My question is how come when we use ++ in a 'for loop' (++ on the right side) it increases. And in this example its on the right side but it does not increase.
int a = 1, y;
b = a++; //so "b" will be 1
// if we do ++a then "b" will be 2
My question is how come when we use ++ in a 'for loop' (++ on the right side) it increases. And in this example its on the right side but it does not increase.
int a = 1, y;
b = a++; //so "b" will be 1
// if we do ++a then "b" will be 2
It increases in both the for loop and in your example. a++ increases a, but b gets the previous value of a.
In a for loop you don't assign the return value of i++ to a different variable, so it doesn't matter if you write i++ or ++i.
for (int i=0;i<5;i++)
{
System.out.println(i);
}
and
for (int i=0;i<5;++i)
{
System.out.println(i);
}
Will behave exactly the same.
In both cases, the value of a increase.
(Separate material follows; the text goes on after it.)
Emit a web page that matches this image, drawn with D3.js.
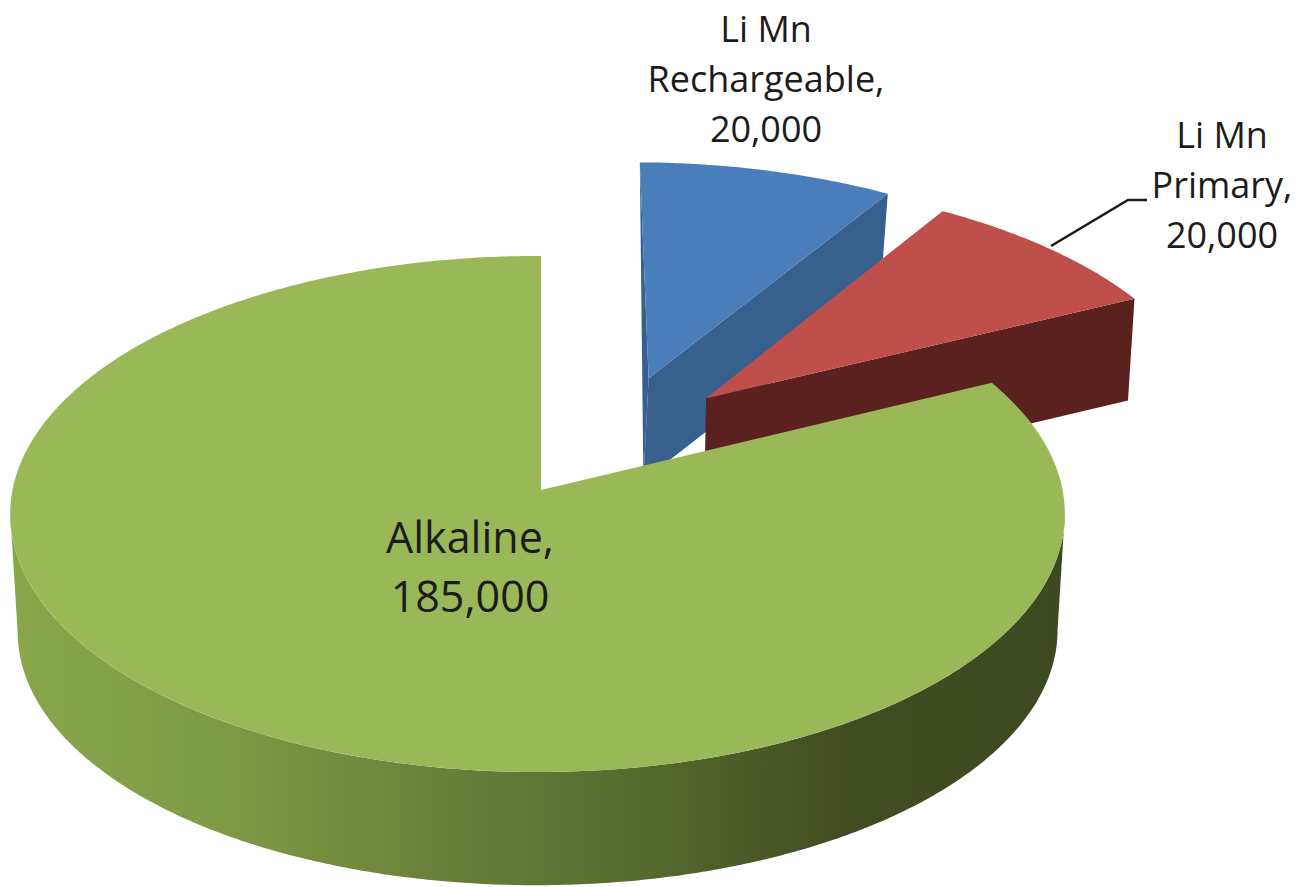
<!DOCTYPE html>
<html>
<head>
<meta charset="utf-8">
<script src="https://cdn.jsdelivr.net/npm/d3@7"></script>
<style>
html, body { margin: 0; padding: 0; background: #fff; }
svg { display: block; }
text { font-family: "Open Sans", Lato, sans-serif; fill: #1c1c1c; text-anchor: middle; }
</style>
</head>
<body>
<svg id="chart" width="1308" height="887"></svg>
<script>
// data
const categories = ["Li Mn Rechargeable", "Li Mn Primary", "Alkaline"];
const values = [20000, 20000, 185000];
const topColors = ["#4a7ebb", "#be4f4b", "#9bb858"];
const sideColors = ["#37608f", "#5b211f", "#3f4a20"];
const explode = [[0.214, -0.456], [0.326, -0.372], [0, 0]];
const labelLines = [["Li Mn", "Rechargeable,", "20,000"], ["Li Mn", "Primary,", "20,000"], ["Alkaline,", "185,000"]];

const labelPos = [[766, 42, 50, 36], [1222, 148, 50, 36], [470, 553, 59, 43]];
const rimStops = [[0, "#89a64b"], [0.2, "#7f9a45"], [0.38, "#6d833b"], [0.6, "#566a2e"], [0.8, "#404c21"], [1, "#3d4920"]];
const depth = [[0.857, -4], [0.857, 0], [1, 0]];

const svg = d3.select("#chart");

// perspective projection of the pie plane, radius 1, h = 0 top face, h = 1 bottom
const cx = 541, cy = 490;
function project(u, v, h, dx) {
    let w = 1 - 0.093 * v + 0.0066 * u;
    return [cx + 525 * u / (w + 0.014 * h) + (dx || 0), cy + (255.8 * v + 124 * h) / (w + 0.054 * h)];
}

const slices = d3.pie().sort(null)(values);
const line = d3.line();

function rimPoint(a, i, bottom) {
    let off = explode[i];
    return project(Math.sin(a) + off[0], -Math.cos(a) + off[1], bottom ? depth[i][0] : 0, bottom ? depth[i][1] : 0);
}

function arcPoints(a0, a1, i, bottom) {
    let n = Math.ceil(Math.abs(a1 - a0) / 0.01);
    return d3.range(n + 1).map(k => rimPoint(a0 + (a1 - a0) * k / n, i, bottom));
}

const grad = svg.append("defs").append("linearGradient")
    .attr("id", "rim")
    .attr("gradientUnits", "userSpaceOnUse")
    .attr("x1", 12).attr("x2", 1060).attr("y1", 0).attr("y2", 0);
grad.selectAll("stop").data(rimStops).join("stop")
    .attr("offset", d => d[0])
    .attr("stop-color", d => d[1]);

function apexes(i) {
    let off = explode[i];
    return [project(off[0], off[1], 0), project(off[0], off[1], depth[i][0], depth[i][1])];
}

// side face of an exploded slice, seen from the front
function cutFace(angle, i) {
    let a = apexes(i);
    return [a[0], rimPoint(angle, i, false), rimPoint(angle, i, true), a[1]];
}

function topFace(d, i) {
    return [apexes(i)[0]].concat(arcPoints(d.startAngle, d.endAngle, i, false));
}

// keep only the stretch of arc between its rightmost and leftmost points
function frontArc(pts) {
    return pts.slice(d3.greatestIndex(pts, p => p[0]), d3.leastIndex(pts, p => p[0]) + 1);
}

// back to front: blue, red, then the big green one
[0, 1].forEach(i => {
    let d = slices[i];
    if (i == 0) {
        // thin sliver down the left edge of the blue slice
        let a = apexes(i);
        svg.append("path").attr("d", line([rimPoint(d.startAngle, i, false), a[0], a[1]]) + "Z").attr("fill", sideColors[i]);
    }
    svg.append("path").attr("d", line(cutFace(d.endAngle, i)) + "Z").attr("fill", sideColors[i]);
    svg.append("path").attr("d", line(topFace(d, i)) + "Z").attr("fill", topColors[i]);
});

let g = slices[2];
let from = 70 * Math.PI / 180, to = 290 * Math.PI / 180;
let rim = frontArc(arcPoints(from, to, 2, false)).concat(frontArc(arcPoints(from, to, 2, true)).reverse());
svg.append("path").attr("d", line(rim) + "Z").attr("fill", "url(#rim)");
svg.append("path").attr("d", line(topFace(g, 2)) + "Z").attr("fill", topColors[2]);

// leader for the primary label
svg.append("path")
    .attr("d", line([[1051, 246], [1128, 200], [1147, 200]]))
    .attr("fill", "none")
    .attr("stroke", "#1a1a1a")
    .attr("stroke-width", 2.5);

labelLines.forEach((lines, i) => {
    let p = labelPos[i];
    let t = svg.append("text").attr("font-size", p[3]);
    lines.forEach((s, j) => {
        t.append("tspan").attr("x", p[0]).attr("y", p[1] + j * p[2]).text(s);
    });
});
</script>
</body>
</html>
However, with b = a++;, the value of a increase after its original value has been assigned to b but with b = ++a; the value of a increase before its value is assigned to b.
The distinction is not with the value of a beeing increased or not; it is for the value that is assigned to the variable b: the original value before the increase of a or the new value after its increase.
If there is no assignment of a to some other variable, then there is no difference between a++ and ++a.
in a++, the value of a is incremented after the execution on statement i.e while execution of statement the value is not incremented but is incremented AFTER its execution .
in ++a, the value of a is incremented during the execution of statement i.e while execution we get the incremented value as the result.